**WORK TO DO:** Your task is to filter the data below down to the lines holding "with".

**PROVIDED MATERIAL:**
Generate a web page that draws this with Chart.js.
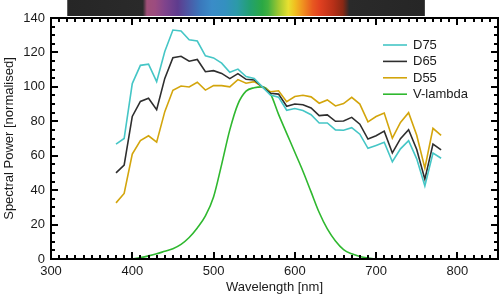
<!DOCTYPE html>
<html>
<head>
<meta charset="utf-8">
<script src="https://cdn.jsdelivr.net/npm/chart.js@4.4.0/dist/chart.umd.min.js"></script>
<style>
  html, body { margin: 0; padding: 0; background: #fff; }
  #wrap { width: 500px; height: 297px; }
</style>
</head>
<body>
<div id="wrap"><canvas id="chart" width="500" height="297"></canvas></div>
<script>
// Wavelengths (nm) for the daylight illuminants
const wavelengths = [380, 390, 400, 410, 420, 430, 440, 450, 460, 470, 480, 490, 500, 510, 520, 530, 540, 550, 560, 570,
                     580, 590, 600, 610, 620, 630, 640, 650, 660, 670, 680, 690, 700, 710, 720, 730, 740, 750, 760, 770, 780];

const d75 = [66.7, 70.0, 101.9, 112.5, 113.2, 103.0, 120.5, 133.0, 132.5, 127.3, 126.6, 118.0, 116.8, 113.8, 108.5, 110.3, 106.0, 104.9, 100.0, 95.2,
             94.0, 86.4, 87.4, 86.3, 83.8, 79.0, 79.0, 75.0, 74.8, 76.3, 72.5, 64.3, 66.0, 67.8, 56.5, 64.0, 68.8, 58.2, 42.4, 61.5, 58.5];

const d65 = [50.0, 54.6, 82.8, 91.5, 93.4, 86.7, 104.9, 117.0, 117.8, 114.9, 115.9, 108.8, 109.4, 107.8, 104.8, 107.7, 104.4, 104.0, 100.0, 96.3,
             95.8, 88.7, 90.0, 89.6, 87.7, 83.3, 83.7, 80.0, 80.2, 82.3, 78.3, 69.7, 71.6, 74.3, 61.6, 69.9, 75.1, 63.6, 46.4, 66.8, 63.4];

const d55 = [32.6, 38.1, 61.0, 68.8, 71.6, 67.9, 85.6, 98.0, 100.5, 99.9, 102.7, 98.1, 100.7, 100.7, 100.0, 104.2, 102.1, 103.0, 100.0, 97.2,
             97.7, 91.4, 94.4, 95.1, 94.2, 90.5, 92.4, 88.9, 90.3, 93.9, 90.0, 79.7, 82.8, 84.8, 70.2, 79.3, 85.0, 71.9, 52.8, 75.9, 71.8];

// Luminosity function (scaled to 100)
const vlWavelengths = [400, 410, 420, 430, 440, 450, 460, 470, 480, 490, 500, 510, 520, 530, 540, 550, 560, 570,
                       580, 590, 600, 610, 620, 630, 640, 650, 660, 670, 680, 690, 700];
const vlambda = [0, 0.8, 1.8, 3.0, 4.5, 6.0, 8.5, 12.5, 18.0, 25.0, 36.0, 55.0, 75.0, 90.0, 97.5, 99.5, 100.0, 96.0,
                 84.0, 73.0, 62.0, 51.0, 39.0, 27.0, 17.5, 10.5, 5.5, 3.0, 1.5, 0.6, 0];

const seriesLabels = ['D75', 'D65', 'D55', 'V-lambda'];
const seriesColors = ['#45c6c6', '#2e2e2e', '#d3a50c', '#2fb82f'];

// Colour strip along the top (wavelength -> colour)
const stripStart = 320, stripEnd = 760;
const stripStops = [
    [320, '#262626'], [413, '#2a2a2a'], [418, '#a05078'], [428, '#9c4c80'], [440, '#80448c'],
    [456, '#5e3c8e'], [471, '#4a5ca8'], [484, '#3a78bc'], [498, '#3a8cc8'], [514, '#3490c0'],
    [529, '#2c9aa8'], [545, '#22a070'], [560, '#2aa844'], [567, '#40b040'], [580, '#a0c830'],
    [592, '#e8e030'], [600, '#f0c020'], [610, '#f09020'], [622, '#e85820'], [631, '#e04020'],
    [647, '#b83018'], [659, '#8a2814'], [667, '#2a2a2a'], [760, '#262626']
];

const FONT = 'Liberation Sans, Arial, Helvetica, sans-serif';

const toPoints = (xs, ys) => xs.map((x, i) => ({ x: x, y: ys[i] }));

const spectrumStrip = {
    id: 'spectrumStrip',
    beforeDraw(chart) {
        const ctx = chart.ctx;
        const xs = chart.scales.x;
        const x0 = xs.getPixelForValue(stripStart);
        const x1 = xs.getPixelForValue(stripEnd);
        const grad = ctx.createLinearGradient(x0, 0, x1, 0);
        stripStops.forEach(([w, c]) => grad.addColorStop((w - stripStart) / (stripEnd - stripStart), c));
        ctx.save();
        ctx.fillStyle = grad;
        ctx.fillRect(x0, 0, x1 - x0, 16);
        ctx.restore();
    }
};

// Box round the plot with inward ticks on all four sides (crisp filled rects)
const frame = {
    id: 'frame',
    afterDraw(chart) {
        const ctx = chart.ctx;
        const left = Math.round(chart.chartArea.left), right = Math.round(chart.chartArea.right);
        const top = Math.round(chart.chartArea.top), bottom = Math.round(chart.chartArea.bottom);
        const xs = chart.scales.x, ys = chart.scales.y;
        ctx.save();
        ctx.fillStyle = '#000000';
        for (let v = 300; v <= 850; v += 10) {
            const p = Math.round(xs.getPixelForValue(v)) - 1;
            const len = v % 100 === 0 ? 7 : 4;
            ctx.fillRect(p, bottom - len, 2, len);
            ctx.fillRect(p, top, 2, len);
        }
        for (let v = 0; v <= 140; v += 5) {
            const p = Math.round(ys.getPixelForValue(v)) - 1;
            const len = v % 20 === 0 ? 7 : 4;
            ctx.fillRect(left, p, len, 2);
            ctx.fillRect(right - len, p, len, 2);
        }
        ctx.fillRect(left - 1, top - 1, right - left + 2, 2);
        ctx.fillRect(left - 1, bottom - 1, right - left + 2, 2);
        ctx.fillRect(left - 1, top - 1, 2, bottom - top + 2);
        ctx.fillRect(right - 1, top - 1, 2, bottom - top + 2);
        ctx.restore();
    }
};

const lineLegend = {
    id: 'lineLegend',
    afterDraw(chart) {
        const ctx = chart.ctx;
        ctx.save();
        ctx.font = '13px ' + FONT;
        ctx.textBaseline = 'middle';
        ctx.fillStyle = '#1a1a1a';
        chart.data.datasets.forEach((ds, i) => {
            const y = 45 + i * 16.4;
            ctx.strokeStyle = ds.borderColor;
            ctx.lineWidth = 1.6;
            ctx.beginPath();
            ctx.moveTo(383, y); ctx.lineTo(407, y);
            ctx.stroke();
            ctx.fillText(ds.label, 413, y + 0.5);
        });
        ctx.restore();
    }
};

const datasets = [
    { label: seriesLabels[0], data: toPoints(wavelengths, d75), borderColor: seriesColors[0] },
    { label: seriesLabels[1], data: toPoints(wavelengths, d65), borderColor: seriesColors[1] },
    { label: seriesLabels[2], data: toPoints(wavelengths, d55), borderColor: seriesColors[2] },
    { label: seriesLabels[3], data: toPoints(vlWavelengths, vlambda), borderColor: seriesColors[3], cubicInterpolationMode: 'monotone' }
].map(ds => ({ borderWidth: 1.6, pointRadius: 0, fill: false, tension: 0, ...ds }));

new Chart(document.getElementById('chart').getContext('2d'), {
    type: 'line',
    data: { datasets },
    options: {
        responsive: false,
        animation: false,
        layout: { padding: { top: 18, right: 2, left: 0, bottom: 0 } },
        plugins: { legend: { display: false }, tooltip: { enabled: false } },
        scales: {
            x: {
                type: 'linear',
                min: 300, max: 850,
                grid: { display: false, drawTicks: false },
                border: { display: false },
                ticks: { stepSize: 100, includeBounds: false, padding: 5, color: '#1a1a1a', font: { family: FONT, size: 13 }, maxRotation: 0 },
                title: { display: true, text: 'Wavelength [nm]', color: '#1a1a1a', font: { family: FONT, size: 13 }, padding: { top: 0, bottom: 2 } },
                afterFit: s => { s.height = 38; }
            },
            y: {
                min: 0, max: 140,
                grid: { display: false, drawTicks: false },
                border: { display: false },
                ticks: { stepSize: 20, padding: 6, color: '#1a1a1a', font: { family: FONT, size: 13 } },
                title: { display: true, text: 'Spectral Power [normalised]', color: '#1a1a1a', font: { family: FONT, size: 13 }, padding: { top: 2, bottom: 0 } },
                afterFit: s => { s.width = 51; }
            }
        }
    },
    plugins: [spectrumStrip, frame, lineLegend]
});
</script>
</body>
</html>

**SOLUTION TO THIS TASK:**
Generate a web page that draws this with Chart.js.
// Box round the plot with inward ticks on all four sides (crisp filled rects)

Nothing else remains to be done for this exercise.